** Begin Dataset excerpt **

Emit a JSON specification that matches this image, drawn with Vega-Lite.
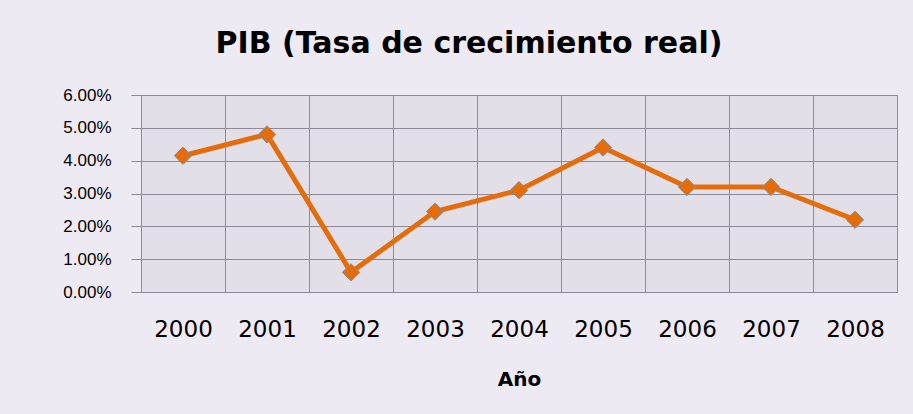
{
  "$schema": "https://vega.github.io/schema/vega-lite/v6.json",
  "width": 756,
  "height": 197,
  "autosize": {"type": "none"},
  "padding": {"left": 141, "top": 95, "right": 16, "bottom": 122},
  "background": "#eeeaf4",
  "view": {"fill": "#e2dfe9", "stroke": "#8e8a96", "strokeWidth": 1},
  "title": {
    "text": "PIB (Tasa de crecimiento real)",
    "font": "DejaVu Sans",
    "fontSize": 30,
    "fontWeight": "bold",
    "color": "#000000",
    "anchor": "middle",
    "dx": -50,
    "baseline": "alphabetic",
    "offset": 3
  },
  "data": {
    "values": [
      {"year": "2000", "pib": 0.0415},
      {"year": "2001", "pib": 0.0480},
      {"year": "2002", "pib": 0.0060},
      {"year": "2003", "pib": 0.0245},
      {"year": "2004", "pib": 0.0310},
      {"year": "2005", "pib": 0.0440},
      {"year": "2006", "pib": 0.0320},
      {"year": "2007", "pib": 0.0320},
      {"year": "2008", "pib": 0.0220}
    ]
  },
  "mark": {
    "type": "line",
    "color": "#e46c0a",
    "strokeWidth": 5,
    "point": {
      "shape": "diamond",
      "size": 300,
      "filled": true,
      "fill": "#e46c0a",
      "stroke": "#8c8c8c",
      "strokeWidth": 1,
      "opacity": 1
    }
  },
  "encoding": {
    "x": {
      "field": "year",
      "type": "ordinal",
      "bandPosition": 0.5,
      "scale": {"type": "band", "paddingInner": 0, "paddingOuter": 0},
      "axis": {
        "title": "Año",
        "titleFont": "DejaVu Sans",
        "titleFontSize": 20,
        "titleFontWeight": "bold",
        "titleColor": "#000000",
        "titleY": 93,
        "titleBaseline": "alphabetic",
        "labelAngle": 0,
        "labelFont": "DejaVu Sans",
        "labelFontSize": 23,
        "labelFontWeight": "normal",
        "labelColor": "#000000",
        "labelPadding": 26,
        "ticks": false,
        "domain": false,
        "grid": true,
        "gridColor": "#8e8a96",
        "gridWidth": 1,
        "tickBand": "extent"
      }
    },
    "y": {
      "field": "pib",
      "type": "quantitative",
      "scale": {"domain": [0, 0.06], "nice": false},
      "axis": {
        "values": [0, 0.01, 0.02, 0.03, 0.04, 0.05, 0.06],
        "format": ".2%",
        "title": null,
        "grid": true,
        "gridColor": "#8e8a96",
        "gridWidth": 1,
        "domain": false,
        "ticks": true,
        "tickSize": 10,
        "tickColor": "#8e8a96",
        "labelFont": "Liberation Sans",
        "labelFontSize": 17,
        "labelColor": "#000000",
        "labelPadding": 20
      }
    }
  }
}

** End Dataset excerpt **

▶ _Task statement_:
Please set down each line of the data above exactly as written, without the pictures.

▶ _Task answer_:
Emit a JSON specification that matches this image, drawn with Vega-Lite.
{
  "$schema": "https://vega.github.io/schema/vega-lite/v6.json",
  "width": 756,
  "height": 197,
  "autosize": {"type": "none"},
  "padding": {"left": 141, "top": 95, "right": 16, "bottom": 122},
  "background": "#eeeaf4",
  "view": {"fill": "#e2dfe9", "stroke": "#8e8a96", "strokeWidth": 1},
  "title": {
    "text": "PIB (Tasa de crecimiento real)",
    "font": "DejaVu Sans",
    "fontSize": 30,
    "fontWeight": "bold",
    "color": "#000000",
    "anchor": "middle",
    "dx": -50,
    "baseline": "alphabetic",
    "offset": 3
  },
  "data": {
    "values": [
      {"year": "2000", "pib": 0.0415},
      {"year": "2001", "pib": 0.0480},
      {"year": "2002", "pib": 0.0060},
      {"year": "2003", "pib": 0.0245},
      {"year": "2004", "pib": 0.0310},
      {"year": "2005", "pib": 0.0440},
      {"year": "2006", "pib": 0.0320},
      {"year": "2007", "pib": 0.0320},
      {"year": "2008", "pib": 0.0220}
    ]
  },
  "mark": {
    "type": "line",
    "color": "#e46c0a",
    "strokeWidth": 5,
    "point": {
      "shape": "diamond",
      "size": 300,
      "filled": true,
      "fill": "#e46c0a",
      "stroke": "#8c8c8c",
      "strokeWidth": 1,
      "opacity": 1
    }
  },
  "encoding": {
    "x": {
      "field": "year",
      "type": "ordinal",
      "bandPosition": 0.5,
      "scale": {"type": "band", "paddingInner": 0, "paddingOuter": 0},
      "axis": {
        "title": "Año",
        "titleFont": "DejaVu Sans",
        "titleFontSize": 20,
        "titleFontWeight": "bold",
        "titleColor": "#000000",
        "titleY": 93,
        "titleBaseline": "alphabetic",
        "labelAngle": 0,
        "labelFont": "DejaVu Sans",
        "labelFontSize": 23,
        "labelFontWeight": "normal",
        "labelColor": "#000000",
        "labelPadding": 26,
        "ticks": false,
        "domain": false,
        "grid": true,
        "gridColor": "#8e8a96",
        "gridWidth": 1,
        "tickBand": "extent"
      }
    },
    "y": {
      "field": "pib",
      "type": "quantitative",
      "scale": {"domain": [0, 0.06], "nice": false},
      "axis": {
        "values": [0, 0.01, 0.02, 0.03, 0.04, 0.05, 0.06],
        "format": ".2%",
        "title": null,
        "grid": true,
        "gridColor": "#8e8a96",
        "gridWidth": 1,
        "domain": false,
        "ticks": true,
        "tickSize": 10,
        "tickColor": "#8e8a96",
        "labelFont": "Liberation Sans",
        "labelFontSize": 17,
        "labelColor": "#000000",
        "labelPadding": 20
      }
    }
  }
}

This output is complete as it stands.